__DATA RECORDS__:
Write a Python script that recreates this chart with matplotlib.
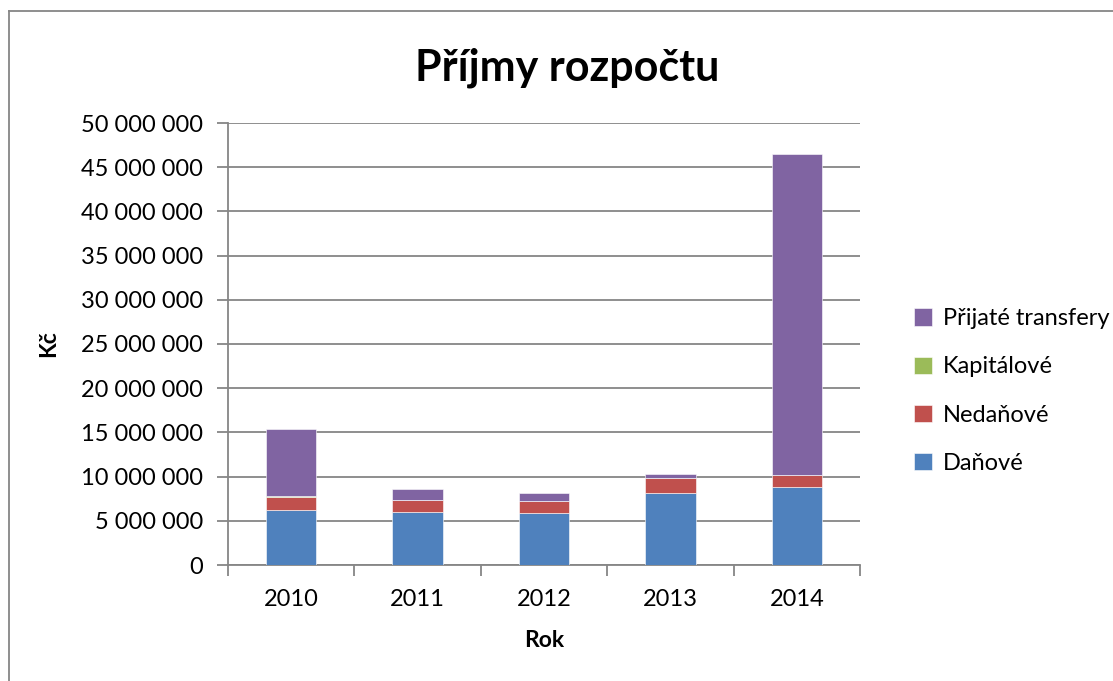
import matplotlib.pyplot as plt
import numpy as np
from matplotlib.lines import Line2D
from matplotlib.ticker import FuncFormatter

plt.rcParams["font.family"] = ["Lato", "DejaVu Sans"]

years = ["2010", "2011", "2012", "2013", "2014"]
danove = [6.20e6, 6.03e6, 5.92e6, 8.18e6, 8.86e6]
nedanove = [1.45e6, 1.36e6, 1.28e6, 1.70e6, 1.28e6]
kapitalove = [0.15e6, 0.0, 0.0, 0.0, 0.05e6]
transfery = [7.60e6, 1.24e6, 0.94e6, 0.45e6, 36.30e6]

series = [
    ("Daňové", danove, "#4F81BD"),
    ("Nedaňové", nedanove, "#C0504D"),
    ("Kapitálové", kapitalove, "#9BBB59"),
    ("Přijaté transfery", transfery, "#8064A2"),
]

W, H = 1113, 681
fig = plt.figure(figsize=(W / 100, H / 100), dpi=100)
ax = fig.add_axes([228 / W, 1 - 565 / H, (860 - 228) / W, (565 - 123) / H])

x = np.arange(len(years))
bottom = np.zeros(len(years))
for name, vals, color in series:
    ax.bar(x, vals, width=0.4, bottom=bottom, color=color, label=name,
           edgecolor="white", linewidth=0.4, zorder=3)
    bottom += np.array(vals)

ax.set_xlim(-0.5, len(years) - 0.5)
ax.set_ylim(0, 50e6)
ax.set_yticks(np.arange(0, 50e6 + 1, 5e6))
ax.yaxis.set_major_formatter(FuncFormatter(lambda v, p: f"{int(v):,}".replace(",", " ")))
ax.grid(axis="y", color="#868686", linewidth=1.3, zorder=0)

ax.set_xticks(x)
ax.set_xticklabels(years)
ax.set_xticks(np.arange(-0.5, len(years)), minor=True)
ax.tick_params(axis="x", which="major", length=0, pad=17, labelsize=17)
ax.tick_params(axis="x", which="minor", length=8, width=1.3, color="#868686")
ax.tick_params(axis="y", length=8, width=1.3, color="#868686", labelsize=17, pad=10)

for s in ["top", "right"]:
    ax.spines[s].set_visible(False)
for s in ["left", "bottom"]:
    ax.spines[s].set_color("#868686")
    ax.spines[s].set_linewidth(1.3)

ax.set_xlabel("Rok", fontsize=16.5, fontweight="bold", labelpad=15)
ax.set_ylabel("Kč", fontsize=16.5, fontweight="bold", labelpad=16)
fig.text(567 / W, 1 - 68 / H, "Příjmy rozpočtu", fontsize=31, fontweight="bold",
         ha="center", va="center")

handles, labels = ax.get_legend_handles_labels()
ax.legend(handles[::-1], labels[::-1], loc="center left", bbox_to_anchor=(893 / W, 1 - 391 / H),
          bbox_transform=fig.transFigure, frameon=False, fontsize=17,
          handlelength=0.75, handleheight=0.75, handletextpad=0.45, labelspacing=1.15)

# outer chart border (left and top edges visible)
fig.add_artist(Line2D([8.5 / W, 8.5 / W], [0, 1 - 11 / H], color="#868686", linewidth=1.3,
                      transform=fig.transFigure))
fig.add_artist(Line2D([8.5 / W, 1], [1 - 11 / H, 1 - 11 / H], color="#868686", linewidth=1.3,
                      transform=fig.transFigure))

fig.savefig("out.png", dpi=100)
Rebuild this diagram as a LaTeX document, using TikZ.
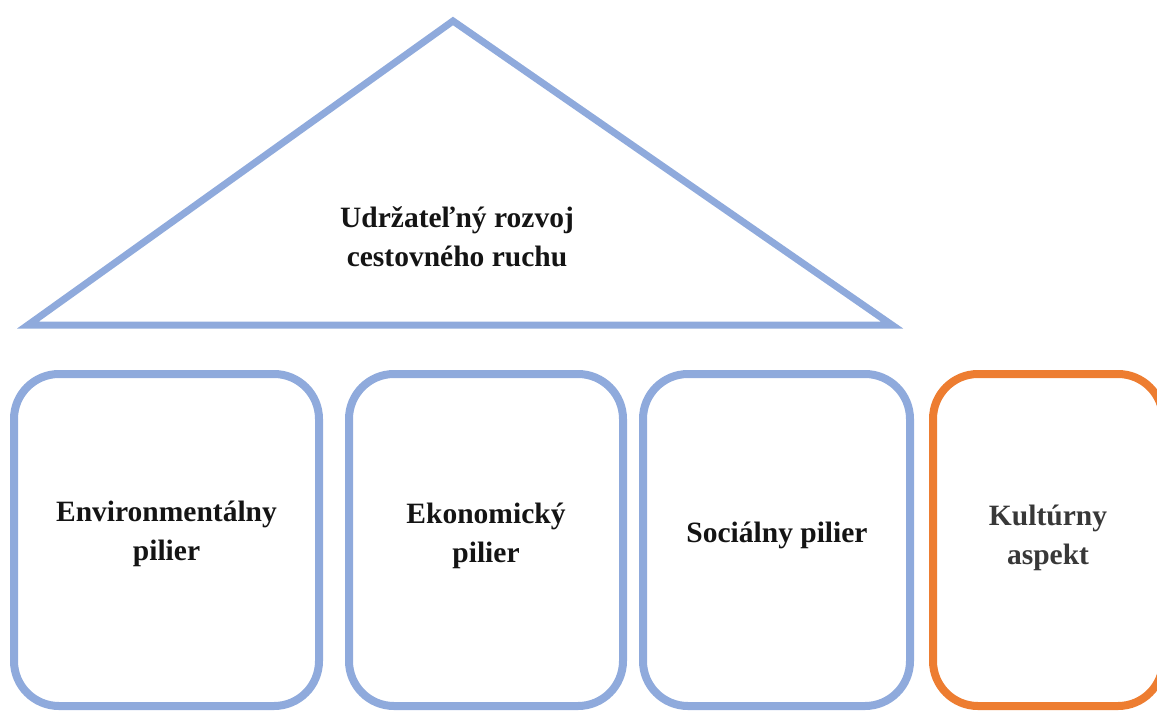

__EXERCISE AIM__: Restate exactly, please, only the lines between the start of the data and the line containing "transfery = [7.60e6, 1.24e6, 0.94e6, 0.45e6, 36.30e6]", both ends included, skipping the pictures.

__EXERCISE ANSWER__:
Write a Python script that recreates this chart with matplotlib.
import matplotlib.pyplot as plt
import numpy as np
from matplotlib.lines import Line2D
from matplotlib.ticker import FuncFormatter

plt.rcParams["font.family"] = ["Lato", "DejaVu Sans"]

years = ["2010", "2011", "2012", "2013", "2014"]
danove = [6.20e6, 6.03e6, 5.92e6, 8.18e6, 8.86e6]
nedanove = [1.45e6, 1.36e6, 1.28e6, 1.70e6, 1.28e6]
kapitalove = [0.15e6, 0.0, 0.0, 0.0, 0.05e6]
transfery = [7.60e6, 1.24e6, 0.94e6, 0.45e6, 36.30e6]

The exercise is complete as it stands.